Alpha brainwaves are dominant during quietly flowing thoughts and in some meditative states. Alpha is ‘the power of now’, being here, in the present. Alpha is the resting state for the brain. Alpha waves aid overall mental coordination, calmness, alertness, mind/body integration and learning. Too much alpha can result in too much ‘idling’ of the brain and inattention. Too little alpha can result in a brain that can’t easily relax. People with too little alpha may also develop some sleep issues.

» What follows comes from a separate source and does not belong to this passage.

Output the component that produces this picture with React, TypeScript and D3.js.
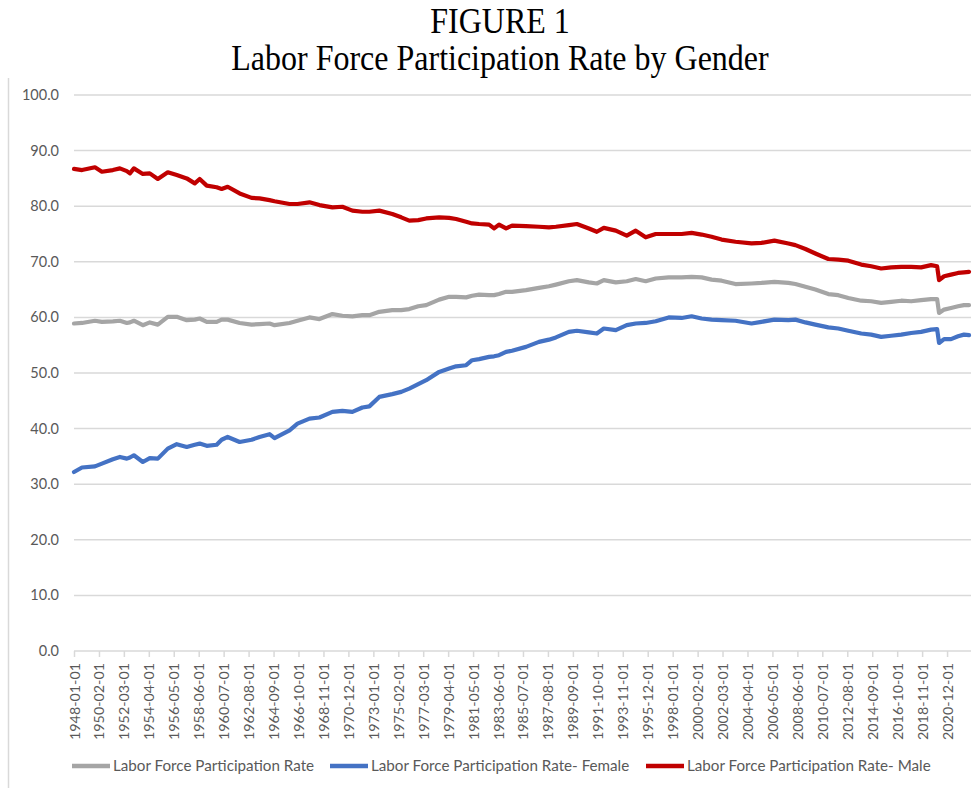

Beta brainwaves dominate our normal waking state of consciousness when attention is directed towards cognitive tasks and the outside world. Beta is ‘fast wave’ activity, present when we are alert, attentive, and engaged in problem solving, decision making, and focused mental activity. Beta brainwaves are further divided into three bands; Low Beta (Beta1, 12-15Hz) can be thought of as a 'fast idle’, or musing. Beta (Beta2, 15-22Hz) is high engagement or actively figuring something out. High Beta (Beta3, 22-38Hz) is highly complex thought, integrating new experiences, high anxiety, or excitement. Continual high frequency processing is not a very efficient way to run the brain, as it takes a tremendous amount of energy. Too much Beta can result in tension and difficulties relaxing. If the mind has excess Beta for extended periods it will feel like the mind is racing, and if present at night, then will result in difficulties having the mind settle and fall asleep.


When our brainwaves are out of balance, there will be corresponding problems in our emotional well-being or cognitive skills. Research has identified brainwave patterns associated with all sorts of emotional and neurological conditions.

  • Over-arousal in certain brain areas is linked with anxiety disorders, sleep problems, nightmares, hyper-vigilance, impulsive behaviour, anger/aggression, agitated depression, chronic nerve pain and spasticity.
  • Under-arousal in certain brain areas leads to some types of depression, attention deficit, chronic pain and insomnia.
  • combination of under-arousal and over-arousal is seen in cases of anxiety, depression and ADHD.
  • Instabilities in brain rhythms correlate with obsessive-compulsive disorder, aggressive behaviour, rage, bipolar disorder, and migraines.